STATED GOAL — Pull every line of the entries that has the word "this".

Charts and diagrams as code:

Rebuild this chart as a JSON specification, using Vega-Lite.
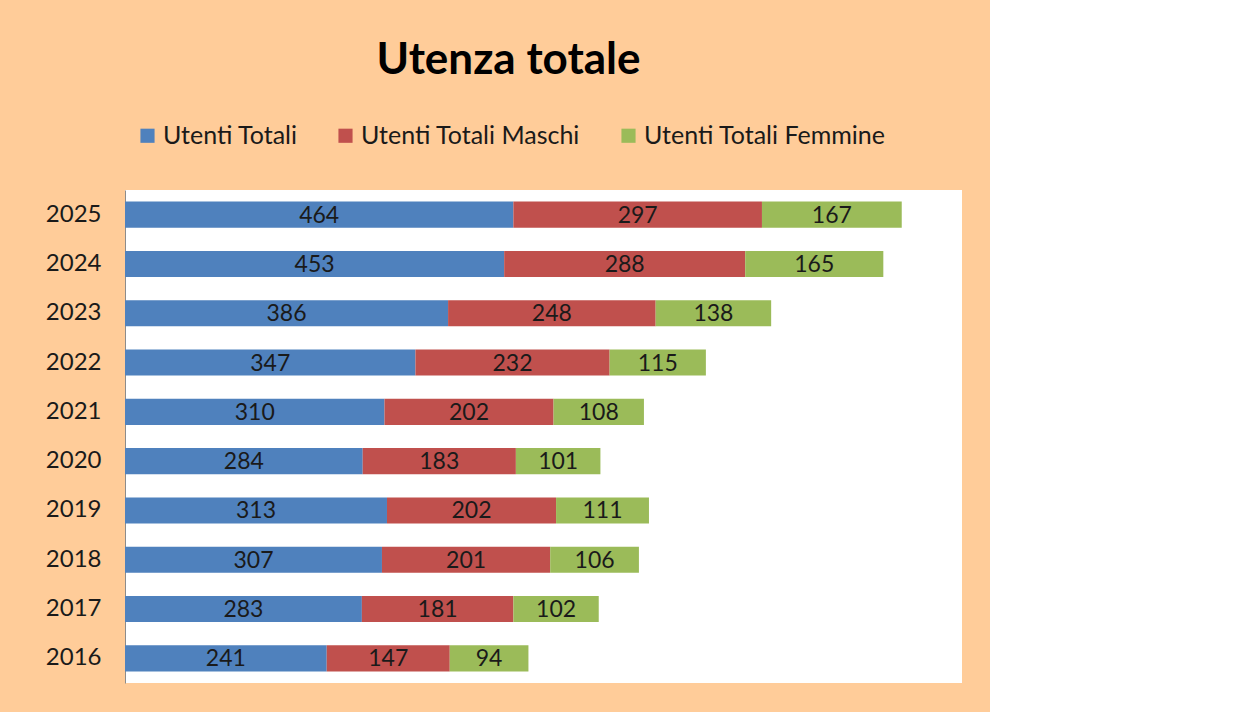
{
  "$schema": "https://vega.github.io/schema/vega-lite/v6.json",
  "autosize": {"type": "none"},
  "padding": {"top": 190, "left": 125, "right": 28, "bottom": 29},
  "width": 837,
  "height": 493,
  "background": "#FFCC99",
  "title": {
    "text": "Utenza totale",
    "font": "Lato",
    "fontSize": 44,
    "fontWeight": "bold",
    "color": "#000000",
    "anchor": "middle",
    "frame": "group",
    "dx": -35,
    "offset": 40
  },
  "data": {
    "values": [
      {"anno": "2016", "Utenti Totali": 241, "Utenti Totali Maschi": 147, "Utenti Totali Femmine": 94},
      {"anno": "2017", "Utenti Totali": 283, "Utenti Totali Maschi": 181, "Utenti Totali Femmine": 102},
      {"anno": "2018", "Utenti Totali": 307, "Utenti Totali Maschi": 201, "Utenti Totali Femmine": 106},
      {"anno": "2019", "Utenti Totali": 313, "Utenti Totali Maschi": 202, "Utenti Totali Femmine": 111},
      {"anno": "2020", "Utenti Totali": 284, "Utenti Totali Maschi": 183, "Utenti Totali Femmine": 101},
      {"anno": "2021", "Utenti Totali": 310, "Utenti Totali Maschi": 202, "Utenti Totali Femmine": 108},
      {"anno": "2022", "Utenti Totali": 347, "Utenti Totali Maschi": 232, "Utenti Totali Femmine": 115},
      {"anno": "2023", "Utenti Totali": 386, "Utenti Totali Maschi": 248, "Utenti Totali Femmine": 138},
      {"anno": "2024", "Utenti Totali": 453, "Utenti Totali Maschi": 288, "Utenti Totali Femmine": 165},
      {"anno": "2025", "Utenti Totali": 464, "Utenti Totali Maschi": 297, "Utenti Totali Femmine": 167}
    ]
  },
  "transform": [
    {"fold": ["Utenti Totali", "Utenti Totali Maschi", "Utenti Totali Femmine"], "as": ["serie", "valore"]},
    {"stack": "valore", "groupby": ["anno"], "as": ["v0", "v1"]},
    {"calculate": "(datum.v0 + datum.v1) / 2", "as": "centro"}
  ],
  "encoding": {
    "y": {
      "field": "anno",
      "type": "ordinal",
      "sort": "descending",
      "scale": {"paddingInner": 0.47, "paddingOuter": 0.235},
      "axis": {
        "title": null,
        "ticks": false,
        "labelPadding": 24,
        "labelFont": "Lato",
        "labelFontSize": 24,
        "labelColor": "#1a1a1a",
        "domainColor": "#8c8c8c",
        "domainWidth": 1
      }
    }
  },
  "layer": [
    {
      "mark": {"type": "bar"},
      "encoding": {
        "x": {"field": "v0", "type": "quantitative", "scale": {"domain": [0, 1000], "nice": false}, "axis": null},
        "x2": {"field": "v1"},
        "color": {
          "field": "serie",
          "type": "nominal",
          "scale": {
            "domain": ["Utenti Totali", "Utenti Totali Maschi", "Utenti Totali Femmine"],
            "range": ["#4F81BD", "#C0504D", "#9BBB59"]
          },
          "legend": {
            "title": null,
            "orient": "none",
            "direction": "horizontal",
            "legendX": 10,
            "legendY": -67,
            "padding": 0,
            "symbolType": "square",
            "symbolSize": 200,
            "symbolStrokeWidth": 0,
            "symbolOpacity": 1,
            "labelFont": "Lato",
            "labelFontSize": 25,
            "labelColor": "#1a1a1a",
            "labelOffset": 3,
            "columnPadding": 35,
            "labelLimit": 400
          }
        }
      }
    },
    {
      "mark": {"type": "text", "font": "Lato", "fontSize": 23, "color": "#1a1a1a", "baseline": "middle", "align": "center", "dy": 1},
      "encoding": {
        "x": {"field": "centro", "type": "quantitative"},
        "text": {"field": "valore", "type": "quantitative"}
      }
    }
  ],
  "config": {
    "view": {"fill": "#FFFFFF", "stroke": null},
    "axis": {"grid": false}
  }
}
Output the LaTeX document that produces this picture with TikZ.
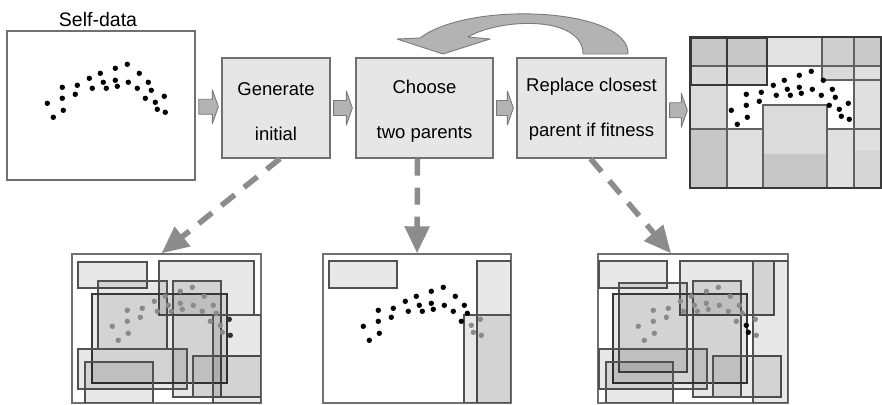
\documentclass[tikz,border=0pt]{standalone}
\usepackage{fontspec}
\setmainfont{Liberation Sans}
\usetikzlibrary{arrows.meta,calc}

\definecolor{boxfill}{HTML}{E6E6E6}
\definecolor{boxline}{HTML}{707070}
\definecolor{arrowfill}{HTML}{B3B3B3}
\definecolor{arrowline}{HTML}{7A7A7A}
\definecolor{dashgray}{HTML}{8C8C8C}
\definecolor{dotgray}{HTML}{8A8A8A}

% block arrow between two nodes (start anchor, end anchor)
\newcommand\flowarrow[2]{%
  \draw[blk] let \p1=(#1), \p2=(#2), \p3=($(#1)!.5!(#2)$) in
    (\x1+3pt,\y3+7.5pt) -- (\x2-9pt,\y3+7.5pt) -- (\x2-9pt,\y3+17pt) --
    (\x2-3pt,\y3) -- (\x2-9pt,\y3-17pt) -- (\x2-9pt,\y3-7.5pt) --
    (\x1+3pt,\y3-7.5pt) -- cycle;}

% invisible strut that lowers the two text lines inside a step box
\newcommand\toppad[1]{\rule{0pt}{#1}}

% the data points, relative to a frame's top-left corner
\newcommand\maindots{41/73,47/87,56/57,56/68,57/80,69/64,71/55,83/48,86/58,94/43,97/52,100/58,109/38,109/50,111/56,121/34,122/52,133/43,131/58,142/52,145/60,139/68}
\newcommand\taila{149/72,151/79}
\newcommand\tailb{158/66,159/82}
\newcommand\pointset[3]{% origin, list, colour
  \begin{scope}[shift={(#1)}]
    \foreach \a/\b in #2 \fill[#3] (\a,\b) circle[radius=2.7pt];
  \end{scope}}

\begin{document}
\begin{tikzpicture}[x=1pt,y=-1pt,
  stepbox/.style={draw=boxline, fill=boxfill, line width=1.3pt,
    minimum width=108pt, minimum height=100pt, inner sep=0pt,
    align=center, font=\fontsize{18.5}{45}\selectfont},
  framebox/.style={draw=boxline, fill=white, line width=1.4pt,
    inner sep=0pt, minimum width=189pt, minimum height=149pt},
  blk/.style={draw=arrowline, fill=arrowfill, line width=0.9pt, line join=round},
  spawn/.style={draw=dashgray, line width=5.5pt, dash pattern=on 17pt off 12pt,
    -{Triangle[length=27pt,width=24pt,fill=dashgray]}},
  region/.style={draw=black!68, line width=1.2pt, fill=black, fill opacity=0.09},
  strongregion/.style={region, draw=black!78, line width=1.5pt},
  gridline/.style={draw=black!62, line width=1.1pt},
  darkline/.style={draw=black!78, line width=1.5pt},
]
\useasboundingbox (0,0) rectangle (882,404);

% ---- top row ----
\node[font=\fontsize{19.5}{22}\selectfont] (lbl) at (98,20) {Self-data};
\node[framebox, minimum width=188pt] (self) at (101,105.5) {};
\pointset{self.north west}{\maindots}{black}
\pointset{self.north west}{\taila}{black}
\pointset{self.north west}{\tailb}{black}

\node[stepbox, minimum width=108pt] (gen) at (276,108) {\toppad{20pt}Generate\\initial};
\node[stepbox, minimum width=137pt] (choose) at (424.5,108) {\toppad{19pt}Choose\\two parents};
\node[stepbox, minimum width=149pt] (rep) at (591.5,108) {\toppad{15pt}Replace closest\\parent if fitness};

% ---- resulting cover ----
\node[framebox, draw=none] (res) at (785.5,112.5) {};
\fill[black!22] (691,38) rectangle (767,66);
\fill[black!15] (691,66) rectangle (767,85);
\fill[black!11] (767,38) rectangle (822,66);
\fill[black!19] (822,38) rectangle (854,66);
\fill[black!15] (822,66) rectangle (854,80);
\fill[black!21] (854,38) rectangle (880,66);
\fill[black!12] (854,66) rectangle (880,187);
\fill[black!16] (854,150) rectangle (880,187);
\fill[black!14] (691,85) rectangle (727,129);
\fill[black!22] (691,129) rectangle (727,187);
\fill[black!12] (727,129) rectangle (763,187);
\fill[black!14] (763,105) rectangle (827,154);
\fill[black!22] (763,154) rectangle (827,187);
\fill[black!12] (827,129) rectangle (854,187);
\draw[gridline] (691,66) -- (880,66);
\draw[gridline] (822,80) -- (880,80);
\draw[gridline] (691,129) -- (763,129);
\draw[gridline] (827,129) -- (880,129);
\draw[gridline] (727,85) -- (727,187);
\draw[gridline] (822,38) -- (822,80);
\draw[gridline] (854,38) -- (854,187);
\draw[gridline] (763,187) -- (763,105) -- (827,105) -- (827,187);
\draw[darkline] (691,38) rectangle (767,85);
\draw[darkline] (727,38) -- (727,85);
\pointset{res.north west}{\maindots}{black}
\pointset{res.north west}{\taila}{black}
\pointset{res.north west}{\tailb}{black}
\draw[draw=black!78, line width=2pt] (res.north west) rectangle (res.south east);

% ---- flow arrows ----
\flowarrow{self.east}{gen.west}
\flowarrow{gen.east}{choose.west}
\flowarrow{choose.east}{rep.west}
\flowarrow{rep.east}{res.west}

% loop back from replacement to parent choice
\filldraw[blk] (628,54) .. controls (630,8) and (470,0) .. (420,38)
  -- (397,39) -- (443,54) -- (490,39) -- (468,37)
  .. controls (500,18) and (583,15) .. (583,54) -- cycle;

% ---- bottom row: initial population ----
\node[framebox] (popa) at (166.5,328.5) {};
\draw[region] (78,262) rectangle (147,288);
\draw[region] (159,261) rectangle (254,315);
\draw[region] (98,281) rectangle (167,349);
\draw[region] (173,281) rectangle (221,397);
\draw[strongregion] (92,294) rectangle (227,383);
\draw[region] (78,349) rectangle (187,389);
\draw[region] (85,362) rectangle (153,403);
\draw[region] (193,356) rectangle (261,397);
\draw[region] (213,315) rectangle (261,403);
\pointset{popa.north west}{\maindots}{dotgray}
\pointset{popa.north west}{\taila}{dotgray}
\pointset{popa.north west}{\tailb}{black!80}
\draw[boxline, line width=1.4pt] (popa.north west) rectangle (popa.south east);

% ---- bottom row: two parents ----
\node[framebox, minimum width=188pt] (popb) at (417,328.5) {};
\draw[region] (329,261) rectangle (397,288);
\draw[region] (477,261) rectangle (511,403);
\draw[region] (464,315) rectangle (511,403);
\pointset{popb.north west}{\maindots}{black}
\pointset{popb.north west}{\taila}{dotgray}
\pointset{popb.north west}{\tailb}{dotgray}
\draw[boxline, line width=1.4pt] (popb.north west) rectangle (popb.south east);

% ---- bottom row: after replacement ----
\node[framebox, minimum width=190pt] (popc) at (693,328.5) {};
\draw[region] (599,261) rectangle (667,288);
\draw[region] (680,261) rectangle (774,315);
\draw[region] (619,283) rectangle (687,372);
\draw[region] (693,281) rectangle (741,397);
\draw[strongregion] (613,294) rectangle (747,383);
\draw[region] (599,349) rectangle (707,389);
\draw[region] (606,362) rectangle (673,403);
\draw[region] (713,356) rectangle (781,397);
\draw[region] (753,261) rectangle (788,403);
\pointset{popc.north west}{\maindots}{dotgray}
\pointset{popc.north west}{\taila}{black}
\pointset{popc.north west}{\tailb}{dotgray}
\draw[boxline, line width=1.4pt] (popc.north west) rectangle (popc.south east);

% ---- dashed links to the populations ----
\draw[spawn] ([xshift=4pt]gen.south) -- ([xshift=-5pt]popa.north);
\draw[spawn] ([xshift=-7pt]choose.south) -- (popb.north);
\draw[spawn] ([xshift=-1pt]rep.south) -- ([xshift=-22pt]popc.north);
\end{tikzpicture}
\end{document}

THE RESPONSE —
Rebuild this chart as a JSON specification, using Vega-Lite.
Output the LaTeX document that produces this picture with TikZ.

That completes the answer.